¡No te quedes mirando al cielo! La Ascensión que nos empuja a la misión
¿Dónde están nuestros ojos puestos hoy? ¿En la tierra que pisamos o en el cielo que se nos ha prometido? ¿En las nubes que velan el horizonte o en las manos traspasadas que se elevan al cielo? La solemnidad de la Ascensión del Señor no es una despedida: es un envío. No es el final de una historia, sino el principio de una misión. No es ausencia, sino presencia transformada. “Este mismo Jesús… volverá”, nos dicen los ángeles (Hch 1,11). Pero mientras regresa, ¡nos ha dejado su obra!
Los Apóstoles miraban al cielo, atónitos, paralizados, como quien teme que todo termine. Y los ángeles los sacuden: “Galileos, ¿qué hacéis mirando al cielo?” (Hch 1,11). Es la voz de Dios que hoy también nos sacude a nosotros, Iglesia de Cristo. Hemos contemplado al Resucitado, hemos comido con Él, hemos escuchado su Palabra, hemos sido testigos de su amor… ¡pero nos falta movernos! Nos falta bajar del monte y encarnar la fe. Porque ¡la fe que no desciende a la historia, que no transforma corazones, es una fe estéril!

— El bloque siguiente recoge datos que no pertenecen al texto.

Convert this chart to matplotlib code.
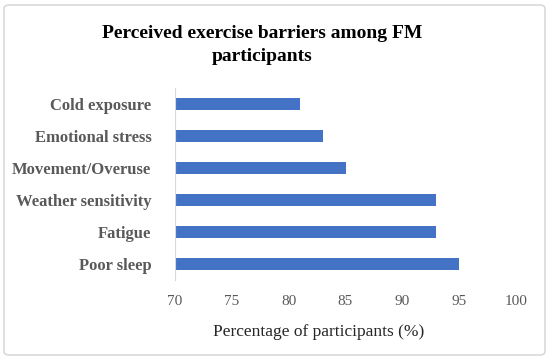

Jesús asciende para hacernos madurar. Ya no nos lleva de la mano; ahora nos empuja con el fuego del Espíritu. “Recibiréis la fuerza del Espíritu Santo… y seréis mis testigos” (Hch 1,8). Este es el verdadero sentido de la Ascensión: Cristo no sube al cielo para alejarse, sino para derramarse en nosotros, para llenar el mundo con su Cuerpo que es la Iglesia (Ef 1,23).
Pablo nos grita con toda la fuerza del corazón: “El Padre ha puesto todo bajo sus pies y lo dio a la Iglesia como Cabeza” (Ef 1,22). Nosotros, los miembros de ese Cuerpo, tenemos una tarea gloriosa: hacer visible al Invisible, hacer presente al que ha subido. Cada vez que amamos al enemigo, que servimos al pobre, que defendemos la verdad, que nos unimos en el perdón, hacemos presente al que ascendió.
La Ascensión no nos deja huérfanos, nos deja responsables. “Ustedes son testigos de esto” (Lc 24,48), nos dice Jesús. No testigos de un recuerdo, sino de una Presencia viva. Somos testigos del Reino que crece como grano de mostaza, del Amor que no se impone pero transforma, del Dios que reina desde una cruz y no desde un trono de oro.
Y por eso, la Ascensión también es un juicio. Es el juicio de nuestra tibieza. ¡Demasiadas veces preferimos quedarnos mirando al cielo mientras el mundo arde, mientras el pobre sufre, mientras los jóvenes se pierden! Hemos hecho de la Iglesia un refugio cómodo en lugar de una tienda de campaña. Nos hemos encerrado en lo ritual, mientras el Resucitado nos empuja al camino, como empujó a los discípulos en Emaús.
¡No nos ha dejado solos! Nos ha dejado el Espíritu, fuerza de lo alto, fuego que purifica, viento que impulsa. El mismo que habló por los profetas, el que descendó en Pentecostés, el que renueva la faz de la tierra. El Paráclito nos urge, nos arranca de nuestras seguridades, nos lanza a ser testigos hasta los confines.
Queridos hermanos: que la Ascensión no sea un día para mirar al cielo, sino para bajar con los ojos encendidos. Que no seamos cristianos nostálgicos, sino apóstoles valientes. Que nuestro templo no sea solo de piedras, sino de corazones en fuego. Que si alguien pregunta dónde está Jesús, podamos decir sin miedo: “Está aquí, en medio de nosotros, en el que sirve, en el que ama, en el que espera, en el que lucha por el Reino”.
¡Marchemos! ¡Cristo ha subido al cielo, pero su Iglesia sigue en la tierra! Que nos encuentre en camino, con la mirada fija en Él y los pies en la historia. Amén.